I happen to have taken a lecture class on patent law, so stuff I say here without attribution come from my notes. Let’s establish the definitions first: legally, a patent is a right to exclude others from using the patentee’s invention for a limited period of time (20 years in the U.S.), in exchange for detailed public disclosure to add to the collective public knowledge—when the patent expires, anyone can use the invention described in the patent, benefiting from the inventor’s brainpower. There are a few major types of patents: machines, methods, designs (and interestingly, plants), and patents about software are usually patents about methods. The U.S. patent law excludes abstract ideas—theories and algorithms are not patentable—software patents are usually framed as “a method for doing something.” The patent office requires patents to be very narrow, encompassing only the novelty in the invention, defined painstakingly in detail, so the patentee can’t prosecute other people when their invention is only tangentially related to a product. Patents can also be “designed around”—companies can design products specifically so they are similar to a patent but don’t fit its description—which is morally questionable, but it helps deliver the patented inventions to more people.

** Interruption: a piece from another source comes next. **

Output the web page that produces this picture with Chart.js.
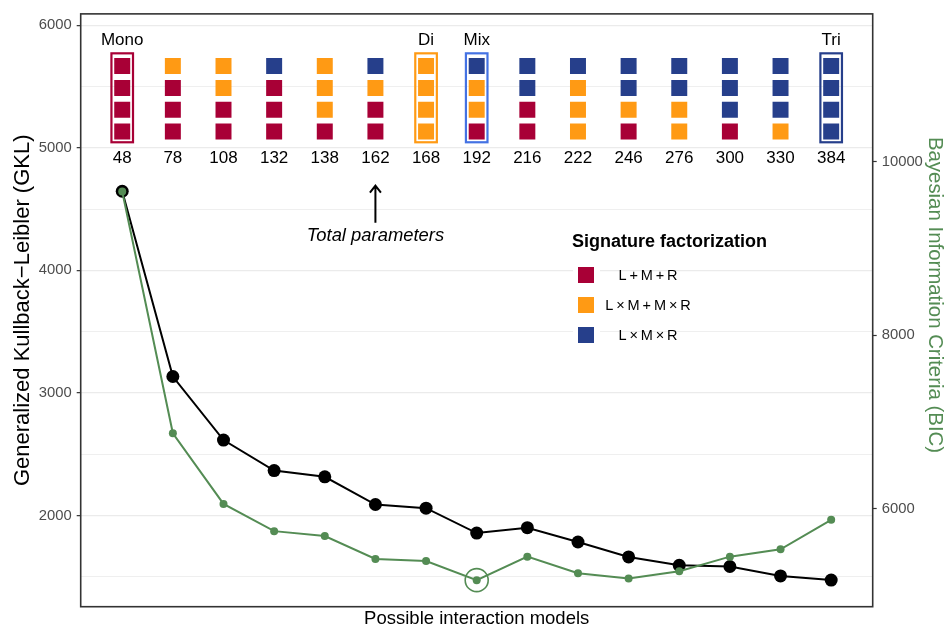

Normally, the patent system helps us tremendously—it incentivizes inventors to publish their new inventions, so that everyone else can benefit from the invention. Take Apple as an example—Apple designed and patented “slide-to-unlock” when people had to punch in a passcode to unlock phones (the patent is still in effect in the U.S.), greatly improving the usability of the iPhone. After the Apple patent, multiple companies learned from Apple’s patent and developed similar techniques for unlocking their phones using gestures, and ultimately it’s the users who benefited from the general idea of gesture-to-unlock. Had the patent system not been in place, Apple, or any other company, may not be incentivized to invest in R&D, knowing that their inventions would be appropriated. (I should note that this is not the case for Tesla, since their goal is to get as many people into the electric car field as possible, not to protect themselves against nonexistent competitors.)

But patent trolls clearly show that there’s a weak link in the system, which is the human factor in the process of granting a patent. There are no committees or panels that review patent applications and make decisions—that would be too time-consuming and costly—usually, one patent examiner who specialize in a specific technical field is assigned a patent application, and they work closely with the applicant’s patent agent to revise and decide on the application. When the examiner is not authorized to sign decisions, other senior examiners may review the decisions. Under the current system, we’re relying solely on a handful of examiners to differentiate legitimate patent applications from applications filed by patent trolls. It’s difficult, because it’s hard to tell the difference between trolls and research facilities that make no products but only license their patents. It’s also not really part of the examiners’ job—the more important aspect of their job is to search for prior art, understand the novel technical details, limit the scope of applications, and clarify any ambiguous language.

I tend to think the USPTO should employ more patent examiners, and require multiple examiners review each application to dispel illegitimate applications, but today, the current system may be the best we can have for now. We’re moving in the right direction, however. Europe has less of a patent troll problem because the loser of patent lawsuits pays attorney fees for both sides, and the U.S. Supreme Court issued a decision in 2014 which allows similar schemes to happen in the U.S.. Before we eliminate human greediness altogether, the patent system is doing a decent job of protecting us against ourselves.